- What you will do -
In the entries, find all lines that hold the word "matplotlib" and copy them.
++++ Material for this task ++++
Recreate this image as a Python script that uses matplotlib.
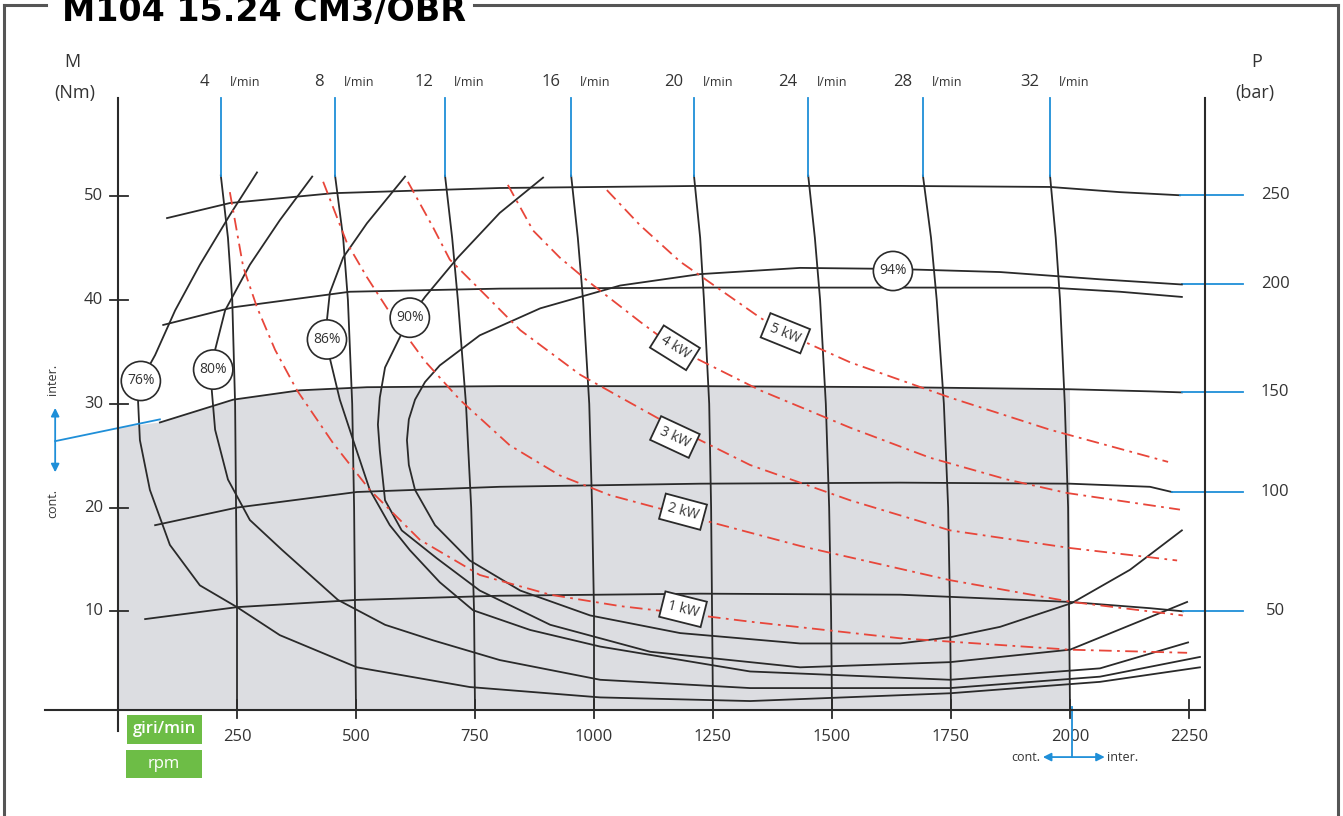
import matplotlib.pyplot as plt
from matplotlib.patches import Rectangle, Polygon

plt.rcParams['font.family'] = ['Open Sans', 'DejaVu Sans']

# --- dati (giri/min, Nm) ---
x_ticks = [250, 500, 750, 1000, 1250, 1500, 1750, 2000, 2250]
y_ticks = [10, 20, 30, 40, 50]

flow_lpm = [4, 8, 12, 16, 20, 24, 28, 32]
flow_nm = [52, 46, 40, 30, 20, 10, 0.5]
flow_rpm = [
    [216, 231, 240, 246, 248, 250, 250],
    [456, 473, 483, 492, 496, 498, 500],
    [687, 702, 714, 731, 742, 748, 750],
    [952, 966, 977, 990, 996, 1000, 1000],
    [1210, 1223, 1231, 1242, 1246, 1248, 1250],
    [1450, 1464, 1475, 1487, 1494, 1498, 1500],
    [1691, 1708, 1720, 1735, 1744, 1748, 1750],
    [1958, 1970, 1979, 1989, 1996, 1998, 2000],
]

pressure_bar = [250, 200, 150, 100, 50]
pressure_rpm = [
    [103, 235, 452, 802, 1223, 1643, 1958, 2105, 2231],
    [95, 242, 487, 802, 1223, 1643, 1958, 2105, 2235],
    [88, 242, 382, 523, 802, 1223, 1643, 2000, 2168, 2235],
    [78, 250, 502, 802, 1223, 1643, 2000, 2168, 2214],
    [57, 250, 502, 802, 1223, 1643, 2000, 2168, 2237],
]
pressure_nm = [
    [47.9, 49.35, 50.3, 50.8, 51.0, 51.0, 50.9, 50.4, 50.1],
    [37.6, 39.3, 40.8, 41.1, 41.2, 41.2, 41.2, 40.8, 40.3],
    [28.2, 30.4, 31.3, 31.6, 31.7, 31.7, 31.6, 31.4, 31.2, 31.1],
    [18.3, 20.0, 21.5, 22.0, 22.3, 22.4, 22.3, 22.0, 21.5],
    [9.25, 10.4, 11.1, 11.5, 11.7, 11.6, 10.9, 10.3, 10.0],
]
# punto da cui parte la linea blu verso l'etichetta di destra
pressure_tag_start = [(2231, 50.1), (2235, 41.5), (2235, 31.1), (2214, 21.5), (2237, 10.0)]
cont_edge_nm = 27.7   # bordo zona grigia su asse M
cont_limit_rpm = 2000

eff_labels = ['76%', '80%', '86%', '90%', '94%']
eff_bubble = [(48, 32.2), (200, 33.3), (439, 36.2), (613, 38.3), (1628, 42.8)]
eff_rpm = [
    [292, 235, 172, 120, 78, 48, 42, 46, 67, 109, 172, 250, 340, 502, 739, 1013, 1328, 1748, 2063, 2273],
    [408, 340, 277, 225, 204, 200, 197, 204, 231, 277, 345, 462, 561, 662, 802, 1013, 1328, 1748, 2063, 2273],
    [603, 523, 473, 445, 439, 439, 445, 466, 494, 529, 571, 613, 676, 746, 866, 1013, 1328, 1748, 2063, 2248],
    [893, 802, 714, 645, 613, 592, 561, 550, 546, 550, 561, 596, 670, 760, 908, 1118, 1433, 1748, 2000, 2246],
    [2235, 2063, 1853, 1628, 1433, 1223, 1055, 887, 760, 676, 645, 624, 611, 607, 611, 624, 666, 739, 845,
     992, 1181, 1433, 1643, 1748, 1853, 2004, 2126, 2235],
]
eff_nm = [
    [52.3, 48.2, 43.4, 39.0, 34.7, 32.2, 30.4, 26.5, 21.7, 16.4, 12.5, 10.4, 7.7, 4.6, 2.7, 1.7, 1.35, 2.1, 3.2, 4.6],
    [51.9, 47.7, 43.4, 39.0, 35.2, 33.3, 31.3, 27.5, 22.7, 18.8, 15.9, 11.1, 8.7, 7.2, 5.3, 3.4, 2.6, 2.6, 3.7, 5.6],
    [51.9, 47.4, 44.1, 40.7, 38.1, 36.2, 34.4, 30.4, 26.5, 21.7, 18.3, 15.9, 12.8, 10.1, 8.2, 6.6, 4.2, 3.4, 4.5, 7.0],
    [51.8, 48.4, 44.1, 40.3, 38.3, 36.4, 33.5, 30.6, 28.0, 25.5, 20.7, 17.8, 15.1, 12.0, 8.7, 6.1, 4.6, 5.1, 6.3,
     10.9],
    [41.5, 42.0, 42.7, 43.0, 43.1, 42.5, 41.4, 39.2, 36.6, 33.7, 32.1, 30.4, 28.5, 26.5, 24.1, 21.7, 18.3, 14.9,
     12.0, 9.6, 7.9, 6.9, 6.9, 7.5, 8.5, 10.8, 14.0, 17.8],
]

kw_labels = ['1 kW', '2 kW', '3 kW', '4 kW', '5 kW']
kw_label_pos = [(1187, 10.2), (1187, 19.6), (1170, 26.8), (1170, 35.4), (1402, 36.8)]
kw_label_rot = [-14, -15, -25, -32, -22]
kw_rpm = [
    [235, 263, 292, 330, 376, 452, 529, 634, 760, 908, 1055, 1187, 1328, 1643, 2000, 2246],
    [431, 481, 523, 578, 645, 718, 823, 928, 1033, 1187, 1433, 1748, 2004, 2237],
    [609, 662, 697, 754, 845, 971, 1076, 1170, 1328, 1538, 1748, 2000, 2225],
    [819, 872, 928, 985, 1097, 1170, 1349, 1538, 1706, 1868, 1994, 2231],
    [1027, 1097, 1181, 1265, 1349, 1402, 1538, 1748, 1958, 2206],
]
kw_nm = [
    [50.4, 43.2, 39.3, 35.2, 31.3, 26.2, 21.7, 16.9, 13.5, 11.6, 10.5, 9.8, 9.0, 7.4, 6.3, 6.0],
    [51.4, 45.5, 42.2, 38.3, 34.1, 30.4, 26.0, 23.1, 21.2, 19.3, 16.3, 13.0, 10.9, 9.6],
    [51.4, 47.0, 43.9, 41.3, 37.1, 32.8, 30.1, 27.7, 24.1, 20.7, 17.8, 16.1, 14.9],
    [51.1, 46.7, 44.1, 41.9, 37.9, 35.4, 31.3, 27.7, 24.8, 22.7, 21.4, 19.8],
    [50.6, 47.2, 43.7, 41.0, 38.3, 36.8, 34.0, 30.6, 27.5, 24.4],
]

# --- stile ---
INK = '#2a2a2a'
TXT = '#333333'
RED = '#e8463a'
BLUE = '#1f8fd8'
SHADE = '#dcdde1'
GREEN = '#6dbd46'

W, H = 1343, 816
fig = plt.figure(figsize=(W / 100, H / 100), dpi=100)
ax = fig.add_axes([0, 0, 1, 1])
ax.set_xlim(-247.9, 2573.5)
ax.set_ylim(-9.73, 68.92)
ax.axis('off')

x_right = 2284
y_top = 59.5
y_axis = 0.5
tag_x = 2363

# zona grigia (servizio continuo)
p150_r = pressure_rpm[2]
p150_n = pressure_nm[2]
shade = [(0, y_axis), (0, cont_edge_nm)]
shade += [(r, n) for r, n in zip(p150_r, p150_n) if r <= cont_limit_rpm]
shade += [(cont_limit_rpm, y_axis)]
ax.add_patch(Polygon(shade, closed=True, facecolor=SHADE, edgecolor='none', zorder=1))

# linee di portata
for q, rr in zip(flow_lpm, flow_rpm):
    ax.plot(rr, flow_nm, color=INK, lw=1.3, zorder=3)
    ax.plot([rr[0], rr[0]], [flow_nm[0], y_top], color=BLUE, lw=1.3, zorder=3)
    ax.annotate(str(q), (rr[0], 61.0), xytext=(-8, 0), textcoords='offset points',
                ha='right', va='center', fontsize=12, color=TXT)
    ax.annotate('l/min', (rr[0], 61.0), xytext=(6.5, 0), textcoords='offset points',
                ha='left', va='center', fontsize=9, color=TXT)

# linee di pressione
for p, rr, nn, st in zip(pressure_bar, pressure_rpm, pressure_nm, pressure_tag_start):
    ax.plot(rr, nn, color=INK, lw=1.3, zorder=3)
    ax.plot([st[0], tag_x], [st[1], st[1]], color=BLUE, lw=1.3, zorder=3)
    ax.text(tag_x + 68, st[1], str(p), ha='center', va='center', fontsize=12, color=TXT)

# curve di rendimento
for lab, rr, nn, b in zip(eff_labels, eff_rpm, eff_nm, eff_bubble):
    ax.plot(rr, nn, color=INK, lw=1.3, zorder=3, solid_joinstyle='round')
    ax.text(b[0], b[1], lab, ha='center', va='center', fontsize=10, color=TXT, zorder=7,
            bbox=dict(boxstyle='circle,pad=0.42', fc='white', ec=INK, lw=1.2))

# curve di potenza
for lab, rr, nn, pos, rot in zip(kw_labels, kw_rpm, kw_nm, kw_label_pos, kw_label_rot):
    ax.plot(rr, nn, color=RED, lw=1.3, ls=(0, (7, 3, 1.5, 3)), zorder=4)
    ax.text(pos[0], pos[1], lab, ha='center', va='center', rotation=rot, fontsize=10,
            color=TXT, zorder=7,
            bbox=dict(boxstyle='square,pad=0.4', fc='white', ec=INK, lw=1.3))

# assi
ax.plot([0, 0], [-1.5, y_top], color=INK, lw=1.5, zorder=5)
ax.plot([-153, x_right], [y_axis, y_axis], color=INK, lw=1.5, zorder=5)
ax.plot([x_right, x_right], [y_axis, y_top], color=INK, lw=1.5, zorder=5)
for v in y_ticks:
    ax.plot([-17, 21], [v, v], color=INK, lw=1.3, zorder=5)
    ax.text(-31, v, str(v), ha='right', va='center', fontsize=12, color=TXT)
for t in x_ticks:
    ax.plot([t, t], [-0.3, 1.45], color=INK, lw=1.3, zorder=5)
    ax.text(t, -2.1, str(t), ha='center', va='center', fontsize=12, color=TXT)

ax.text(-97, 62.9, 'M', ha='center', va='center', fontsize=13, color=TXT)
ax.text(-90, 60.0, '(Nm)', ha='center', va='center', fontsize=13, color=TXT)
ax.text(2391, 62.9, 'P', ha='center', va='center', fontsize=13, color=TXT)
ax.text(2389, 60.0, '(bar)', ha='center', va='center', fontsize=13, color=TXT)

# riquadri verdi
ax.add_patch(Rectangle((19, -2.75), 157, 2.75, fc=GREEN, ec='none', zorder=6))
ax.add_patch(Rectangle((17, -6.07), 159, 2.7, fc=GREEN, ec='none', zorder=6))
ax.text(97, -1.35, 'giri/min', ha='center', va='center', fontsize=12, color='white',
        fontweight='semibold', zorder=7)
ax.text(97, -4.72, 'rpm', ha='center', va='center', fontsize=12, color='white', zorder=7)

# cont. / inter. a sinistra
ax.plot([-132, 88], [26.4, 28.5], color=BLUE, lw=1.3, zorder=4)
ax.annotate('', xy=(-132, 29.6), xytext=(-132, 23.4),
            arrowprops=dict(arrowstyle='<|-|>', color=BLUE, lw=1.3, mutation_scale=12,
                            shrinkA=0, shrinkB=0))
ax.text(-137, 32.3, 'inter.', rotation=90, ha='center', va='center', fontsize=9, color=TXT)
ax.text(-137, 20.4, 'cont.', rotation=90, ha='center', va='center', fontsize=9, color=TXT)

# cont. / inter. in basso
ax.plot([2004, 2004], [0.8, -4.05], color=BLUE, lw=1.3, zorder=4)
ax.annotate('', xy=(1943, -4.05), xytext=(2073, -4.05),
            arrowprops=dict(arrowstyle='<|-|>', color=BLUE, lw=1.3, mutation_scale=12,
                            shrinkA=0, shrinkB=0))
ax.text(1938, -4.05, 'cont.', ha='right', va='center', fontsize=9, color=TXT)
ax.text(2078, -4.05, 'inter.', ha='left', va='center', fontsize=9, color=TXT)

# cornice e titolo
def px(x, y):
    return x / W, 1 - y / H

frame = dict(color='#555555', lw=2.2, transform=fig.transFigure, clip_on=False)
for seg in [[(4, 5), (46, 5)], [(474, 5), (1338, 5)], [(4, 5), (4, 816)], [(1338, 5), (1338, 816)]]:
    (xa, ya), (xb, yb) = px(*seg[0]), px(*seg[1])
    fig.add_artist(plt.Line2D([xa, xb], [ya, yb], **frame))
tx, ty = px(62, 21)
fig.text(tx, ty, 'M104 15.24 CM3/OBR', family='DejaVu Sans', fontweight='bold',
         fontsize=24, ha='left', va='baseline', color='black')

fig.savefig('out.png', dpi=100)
++++
++++ Material for this task ++++
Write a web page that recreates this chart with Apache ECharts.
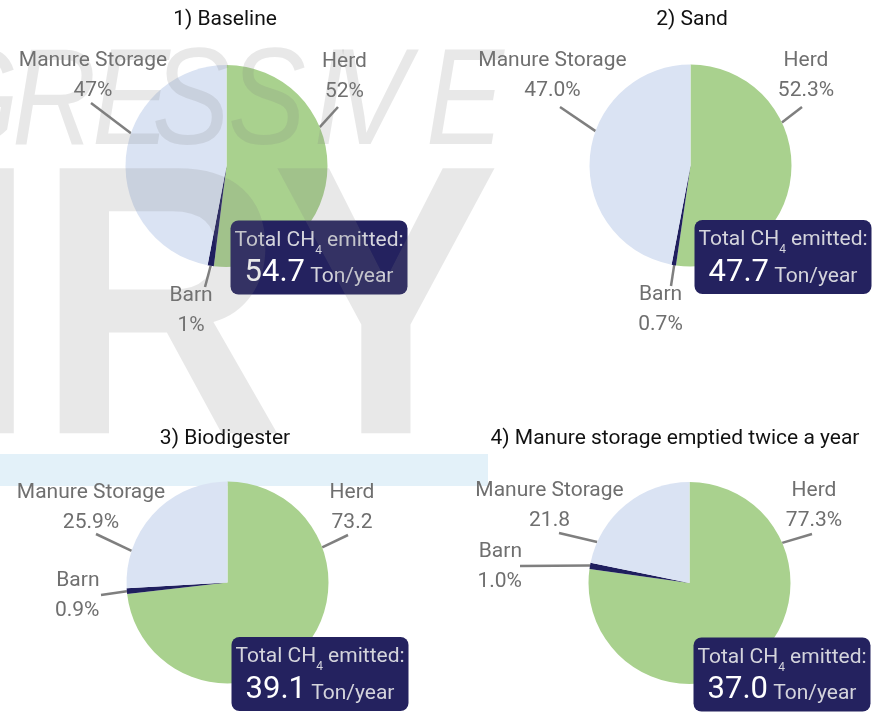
++++
- Solution for this task -
Recreate this image as a Python script that uses matplotlib.
import matplotlib.pyplot as plt
from matplotlib.patches import Rectangle, Polygon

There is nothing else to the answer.